Updated: Apr 10, 2023

As the U.S. Supreme Court reviews the constitutionality of so-called racial preferences, there’s a lot of talk that a 2003 statement by Justice Sandra Day O’Connor may be given significant weight for reaching a final decision. That statement was a prediction of sorts incorporated into a landmark opinion written by the first woman on the High Court when racial preferences were initially being challenged in the college admissions process. Specifically, as part of the Court opinion, Justice O’Connor said that racial preferences may not be needed 25 years later. However, the Court ruled that there was indeed a compelling interest for diversity and therefore, racial preferences in the college admission process did not violate the Equal Protection Clause under the 14th Amendment. Let’s digest that.

The substance of the opinion is about the constitutionality of promoting diversity. Said promotion of diversity, in this instance, was being orchestrated by giving consideration to a college applicant’s race in the broader context of total student population mix. As part of the conclusion for the ruling in support of using race as a factor in the college admissions process, it was stated: “The Court expects that 25 years from now, the use of racial preferences will no longer be necessary to further the interest approved today.” A single sentence added to the conclusion of the opinion (and among many more legally substantive sentences) is being given weight that does not appear to have been originally intended when written - the statement is a mere expectation, an assumption, an aspiration, a prediction. If read in it’ entirety, it’s clear that "25 years" was not at all intended as a hard and fast timeline, but rather the focus should be on the second half of that statement which creates a contingency of necessity on the timeline.
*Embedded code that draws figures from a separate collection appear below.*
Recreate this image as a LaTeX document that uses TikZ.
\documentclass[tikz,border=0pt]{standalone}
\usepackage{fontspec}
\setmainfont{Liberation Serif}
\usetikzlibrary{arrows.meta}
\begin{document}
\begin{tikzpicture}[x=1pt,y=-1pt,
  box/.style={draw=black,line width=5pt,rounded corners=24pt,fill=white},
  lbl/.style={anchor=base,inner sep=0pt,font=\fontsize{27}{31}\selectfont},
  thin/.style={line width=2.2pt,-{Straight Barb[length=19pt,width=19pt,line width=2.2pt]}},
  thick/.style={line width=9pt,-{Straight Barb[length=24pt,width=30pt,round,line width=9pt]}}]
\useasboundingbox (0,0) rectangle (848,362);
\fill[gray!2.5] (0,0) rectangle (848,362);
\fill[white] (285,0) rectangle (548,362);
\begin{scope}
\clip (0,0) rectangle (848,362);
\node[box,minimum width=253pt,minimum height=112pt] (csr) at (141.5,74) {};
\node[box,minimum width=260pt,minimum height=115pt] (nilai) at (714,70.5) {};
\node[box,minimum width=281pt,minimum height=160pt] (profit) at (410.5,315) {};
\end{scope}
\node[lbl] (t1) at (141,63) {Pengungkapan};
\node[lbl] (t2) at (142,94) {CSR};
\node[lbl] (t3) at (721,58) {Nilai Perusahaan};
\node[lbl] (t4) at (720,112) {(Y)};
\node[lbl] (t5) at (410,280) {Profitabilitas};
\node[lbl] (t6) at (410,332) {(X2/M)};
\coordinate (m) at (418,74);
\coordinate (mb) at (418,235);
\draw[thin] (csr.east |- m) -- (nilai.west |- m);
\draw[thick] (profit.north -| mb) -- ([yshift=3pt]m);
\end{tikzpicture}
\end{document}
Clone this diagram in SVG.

So the consideration that is most relevant is whether diversity matters today; or, in other words, is it "necessary"?

There's sufficient data based on the facts and circumstances of today to prove that the necessity for diversity is persistent if not an ongoing exigency. And the current Court has seen the evidence of dismal diversity outcomes when (or if) race is removed from the college admissions review process --- not only do admissions decrease but students of color are less inclined to apply, likely feeling defeated before they even try to get accepted into certain elite schools. There are additional implications to equitable and inclusive outcomes for students with low representation at colleges and universities. DEI (diversity, equity and inclusion, as a collective benefit) is the broader issue at play, not only for student applicants but also for the existing student body when diversity is devalued. Therefore, the debate should not be centered on a timeline for no longer considering race as part of the college admissions process; instead, the real question to ask is what benefits are lost when diversity is lacking. Benefits such as: more creativity, more innovation, and improved problem-solving, all of which have direct impacts to a better bottom-line (for educational institutions, for businesses, for charitable organizations, and for society generally).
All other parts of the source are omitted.